The MOC3020 is actually the first in a series which has MOC3021, 3022 and 3023 couplers as the additional elements. The main difference between the types is that the latter in the series need smaller currents in the LED to trigger. In an interface application, this is important given the limitation of the current available in the parallel outputs.
Thus we have the following typical trigger currents:
MOC3020 = 30 mA
MOC3021 = 15 mA
MOC3022 = 10 mA
MOC3023 = 5 mA
These values shown in the table are important for the correct dimensioning of the resistor in series with the LED.
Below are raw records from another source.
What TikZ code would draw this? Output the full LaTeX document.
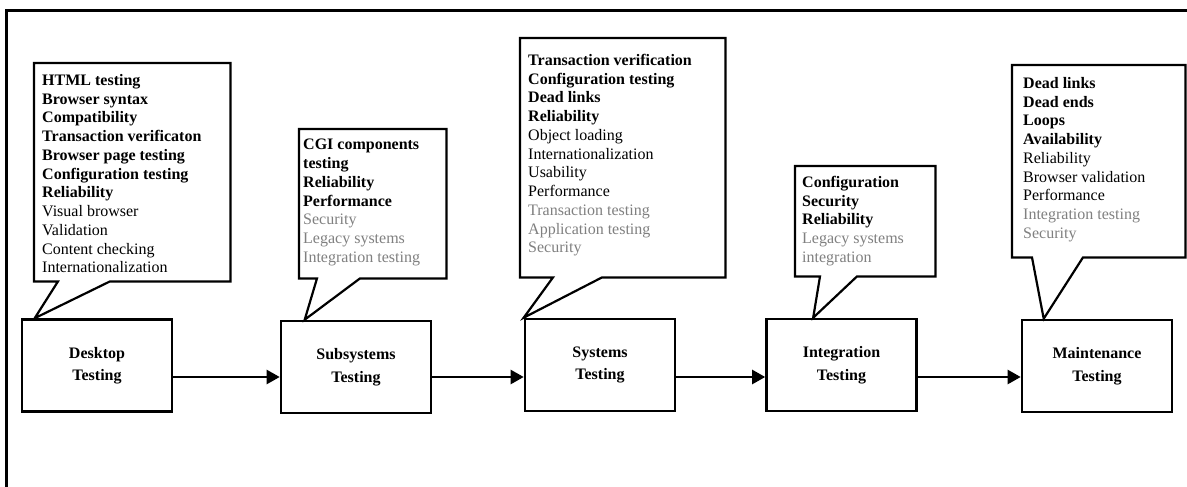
\documentclass[tikz,border=0pt]{standalone}
\usepackage{fontspec}
\setmainfont{Liberation Serif}
\usetikzlibrary{arrows.meta,calc}
\definecolor{softgray}{RGB}{128,128,128}
\tikzset{
  stage/.style={draw, line width=2.6pt, minimum width=150pt, minimum height=92pt,
    inner sep=0pt, align=center, font=\fontsize{16}{22.5}\selectfont\bfseries},
  balloon/.style={line width=2.2pt, fill=white, line join=miter},
  area/.style={inner sep=0pt, anchor=north west},
  items/.style={anchor=north west, inner sep=0pt, align=left,
    font=\fontsize{16}{18.75}\selectfont},
  flow/.style={line width=2.4pt, -{Triangle[length=13pt,width=14pt]}},
  frame/.style={line width=3pt}
}
\newcommand{\gr}[1]{\textcolor{softgray}{#1}}
\begin{document}
\begin{tikzpicture}[x=1pt,y=-1pt]
\useasboundingbox (0,0) rectangle (1187,487);
\fill[white] (0,0) rectangle (1187,487);
\coordinate (fa) at (1187,11);
\coordinate (fb) at (6,11);
\coordinate (fc) at (6,487);
\draw[frame] (fa) -- (fb) -- (fc);

% stage boxes
\node[stage] (d) at (97,365.5) {Desktop\\Testing};
\node[stage] (s) at (356,367) {Subsystems\\Testing};
\node[stage] (y) at (600,365) {Systems\\Testing};
\node[stage] (i) at (841.5,365) {Integration\\Testing};
\node[stage] (m) at (1097,366) {Maintenance\\Testing};

% arrows
\coordinate (ay) at (0,377);
\draw[flow] (d.east |- ay) -- (s.west |- ay);
\draw[flow] (s.east |- ay) -- (y.west |- ay);
\draw[flow] (y.east |- ay) -- (i.west |- ay);
\draw[flow] (i.east |- ay) -- (m.west |- ay);

% callout areas
\node[area, minimum width=196pt, minimum height=218pt] (c1) at (34,63) {};
\node[area, minimum width=147pt, minimum height=149pt] (c2) at (299,129) {};
\node[area, minimum width=205pt, minimum height=239pt] (c3) at (520,38) {};
\node[area, minimum width=140pt, minimum height=110pt] (c4) at (795,166) {};
\node[area, minimum width=173pt, minimum height=192pt] (c5) at (1012,65) {};

% pointer tips
\coordinate (t1) at ($(d.north west)+(14,0)$);
\coordinate (t2) at ($(s.north west)+(25,0)$);
\coordinate (t3) at ($(y.north west)+(0,0)$);
\coordinate (t4) at ($(i.north west)+(48,0)$);
\coordinate (t5) at ($(m.north west)+(23,0)$);

\draw[balloon] (c1.north west) -- (c1.north east) -- (c1.south east)
  -- ($(c1.south west)+(76,0)$) -- (t1) -- ($(c1.south west)+(24,0)$) -- (c1.south west) -- cycle;
\draw[balloon] (c2.north west) -- (c2.north east) -- (c2.south east)
  -- ($(c2.south west)+(61,0)$) -- (t2) -- ($(c2.south west)+(18,0)$) -- (c2.south west) -- cycle;
\draw[balloon] (c3.north west) -- (c3.north east) -- (c3.south east)
  -- ($(c3.south west)+(82,0)$) -- (t3) -- ($(c3.south west)+(33,0)$) -- (c3.south west) -- cycle;
\draw[balloon] (c4.north west) -- (c4.north east) -- (c4.south east)
  -- ($(c4.south west)+(62,0)$) -- (t4) -- ($(c4.south west)+(25,0)$) -- (c4.south west) -- cycle;
\draw[balloon] (c5.north west) -- (c5.north east) -- (c5.south east)
  -- ($(c5.south west)+(71,0)$) -- (t5) -- ($(c5.south west)+(20,0)$) -- (c5.south west) -- cycle;

% callout texts
\node[items] (l1) at (42,74) {\textbf{HTML testing}\\\textbf{Browser syntax}\\\textbf{Compatibility}\\
  \textbf{Transaction verificaton}\\\textbf{Browser page testing}\\\textbf{Configuration testing}\\
  \textbf{Reliability}\\Visual browser\\Validation\\Content checking\\Internationalization};
\node[items] (l2) at (303,139) {\textbf{CGI components}\\\textbf{testing}\\\textbf{Reliability}\\
  \textbf{Performance}\\\gr{Security}\\\gr{Legacy systems}\\\gr{Integration testing}};
\node[items] (l3) at (528,54) {\textbf{Transaction verification}\\\textbf{Configuration testing}\\
  \textbf{Dead links}\\\textbf{Reliability}\\Object loading\\Internationalization\\Usability\\
  Performance\\\gr{Transaction testing}\\\gr{Application testing}\\\gr{Security}};
\node[items] (l4) at (802,176) {\textbf{Configuration}\\\textbf{Security}\\\textbf{Reliability}\\
  \gr{Legacy systems}\\\gr{integration}};
\node[items] (l5) at (1023,77) {\textbf{Dead links}\\\textbf{Dead ends}\\\textbf{Loops}\\
  \textbf{Availability}\\Reliability\\Browser validation\\Performance\\
  \gr{Integration testing}\\\gr{Security}};
\end{tikzpicture}
\end{document}
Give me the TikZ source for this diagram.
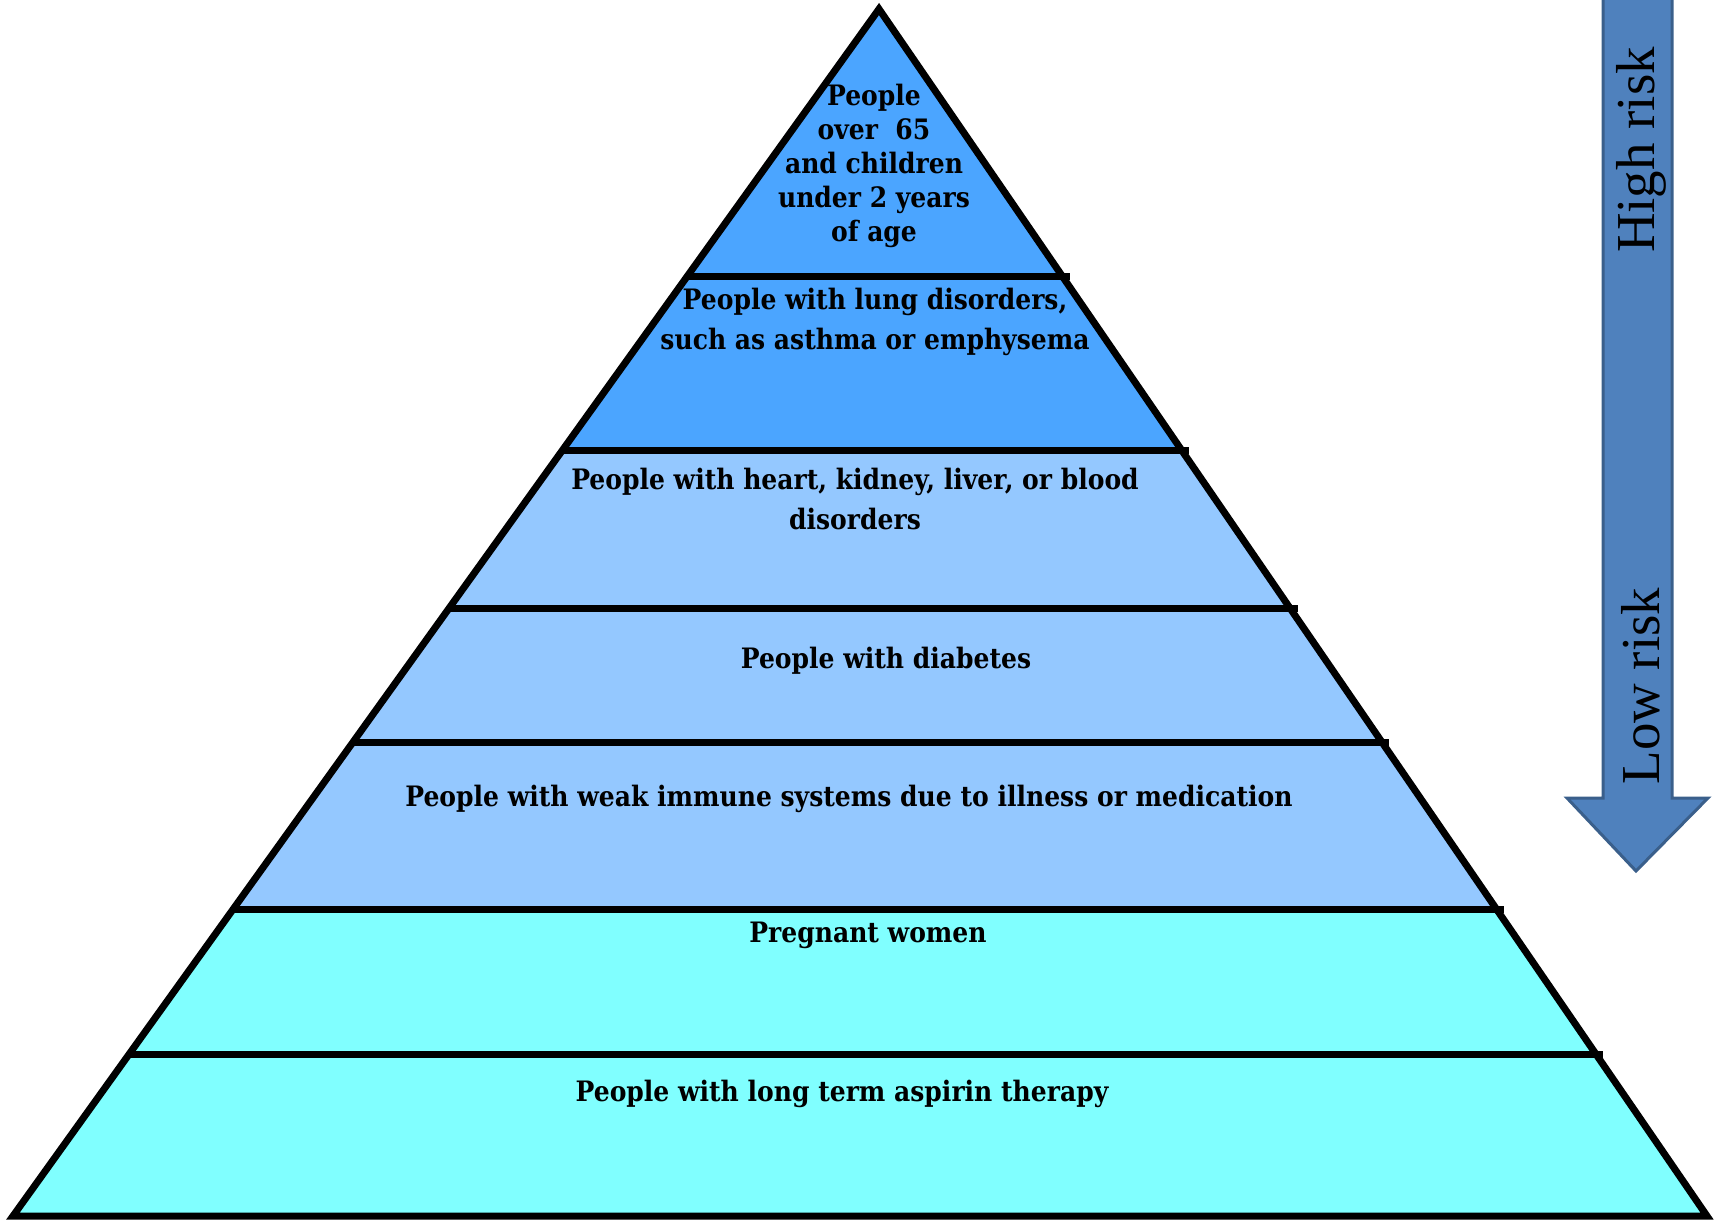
\documentclass[tikz,border=0pt]{standalone}
\usepackage{fontspec}
\usetikzlibrary{calc}
\newfontfamily\bandfont{DejaVu Serif}[FakeStretch=0.89]
\newfontfamily\riskfont{Liberation Serif}
\definecolor{darkband}{HTML}{4BA5FF}
\definecolor{midband}{HTML}{94C8FF}
\definecolor{lowband}{HTML}{80FFFF}
\definecolor{riskfill}{HTML}{4F81BD}
\definecolor{riskline}{HTML}{3A5F8B}

\begin{document}
\begin{tikzpicture}[x=0.01cm, y=-0.01cm,
    band/.style={align=center, font=\bandfont\bfseries\fontsize{8}{11.4}\selectfont, inner sep=0pt},
    level/.style={line width=0.07cm, shorten >=-0.07cm},
    risk/.style={rotate=90, font=\riskfont\fontsize{15.6}{18}\selectfont, inner sep=0pt}]
    \useasboundingbox (0,0) rectangle (1714,1220);
    \clip (0,0) rectangle (1714,1220);

    % Corners of the pyramid
    \coordinate (apex) at (879,9);
    \coordinate (bl) at (13,1216);
    \coordinate (br) at (1707,1216);

    % Level lines
    \coordinate (l1) at ($(apex)!0.222!(bl)$); \coordinate (r1) at ($(apex)!0.222!(br)$);
    \coordinate (l2) at ($(apex)!0.366!(bl)$); \coordinate (r2) at ($(apex)!0.366!(br)$);
    \coordinate (l3) at ($(apex)!0.497!(bl)$); \coordinate (r3) at ($(apex)!0.497!(br)$);
    \coordinate (l4) at ($(apex)!0.608!(bl)$); \coordinate (r4) at ($(apex)!0.608!(br)$);
    \coordinate (l5) at ($(apex)!0.746!(bl)$); \coordinate (r5) at ($(apex)!0.746!(br)$);
    \coordinate (l6) at ($(apex)!0.866!(bl)$); \coordinate (r6) at ($(apex)!0.866!(br)$);

    % Bands
    \fill[darkband] (apex) -- (r2) -- (l2) -- cycle;
    \fill[midband] (l2) -- (r2) -- (r5) -- (l5) -- cycle;
    \fill[lowband] (l5) -- (r5) -- (br) -- (bl) -- cycle;

    % Outline
    \draw[line width=0.07cm, line join=miter] (apex) -- (br) -- (bl) -- cycle;
    \draw[level] (l1) -- (r1);
    \draw[level] (l2) -- (r2);
    \draw[level] (l3) -- (r3);
    \draw[level] (l4) -- (r4);
    \draw[level] (l5) -- (r5);
    \draw[level] (l6) -- (r6);

    % Texts
    \node[band, font=\bandfont\bfseries\fontsize{8}{9.7}\selectfont] (old) at (874,166) {People\\over~~65\\and children\\under 2 years\\of age};
    \node[band] (lung) at (875,322) {People with lung disorders,\\such as asthma or emphysema};
    \node[band] (heart) at (855,499) {People with heart, kidney, liver, or blood\\disorders};
    \node[band] (diabetes) at (886,661) {People with diabetes};
    \node[band] (immune) at (849,799) {People with weak immune systems due to illness or medication};
    \node[band] (pregnant) at (868,935) {Pregnant women};
    \node[band] (aspirin) at (842,1094) {People with long term aspirin therapy};

    % Risk arrow
    \draw[riskline, fill=riskfill, line width=0.03cm] (1603,-10) -- (1672,-10) -- (1672,798) -- (1708,798)
        -- (1636,871) -- (1567,798) -- (1603,798) -- cycle;
    \node[risk] (high) at (1641,150) {High risk};
    \node[risk] (low) at (1641,686) {Low risk};

\end{tikzpicture}
\end{document}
OUTPUTS WITH SCHMITT TRIGGERS
The outputs with Schmitt Triggers are interesting when coupling the PC to a digital control circuit which requires transient free signals with very fast rise and fall in voltage.
For this purpose, we have devices such as Motorola's MOC5007, MOC5008 and MOC5009, whose pinout is shown in Figure 12.
As we can see, these circuits contain a receiver with a very strong hysteresis feature with full compatibility with external TTL and CMOS circuits.
What differentiates the three types in the series is the intensity of the current in the LED which causes the trigger of the circuit, varying between 1.6 mA for MOC5007 and 10 mA for the MOC5009 (max).
This allows to increase the values of the resistors in series for driving. We can use 1k for 5V and 680 ohms for 3.3V in the case of Arduino.
Building of Shields and Interfaces
Taking advantage of the basic circuits and the indicated components, it is easy to design a control interface or shield with opto-isolators or optical couplers.
Simply repeat on a circuit board any of the circuits shown or even mix them according to the application and control them by the number of outputs of the Arduino or other microcontrollers, as suggested in Figure 13.
The main points to be considered in the design are the correct dimensioning of the limiting resistors of the gates and the separation of the tracks of the circuit board controlled from the control circuit.
The source for the controlled circuit should also be well planned so that there are no problems of high currents intensity in narrow tracks.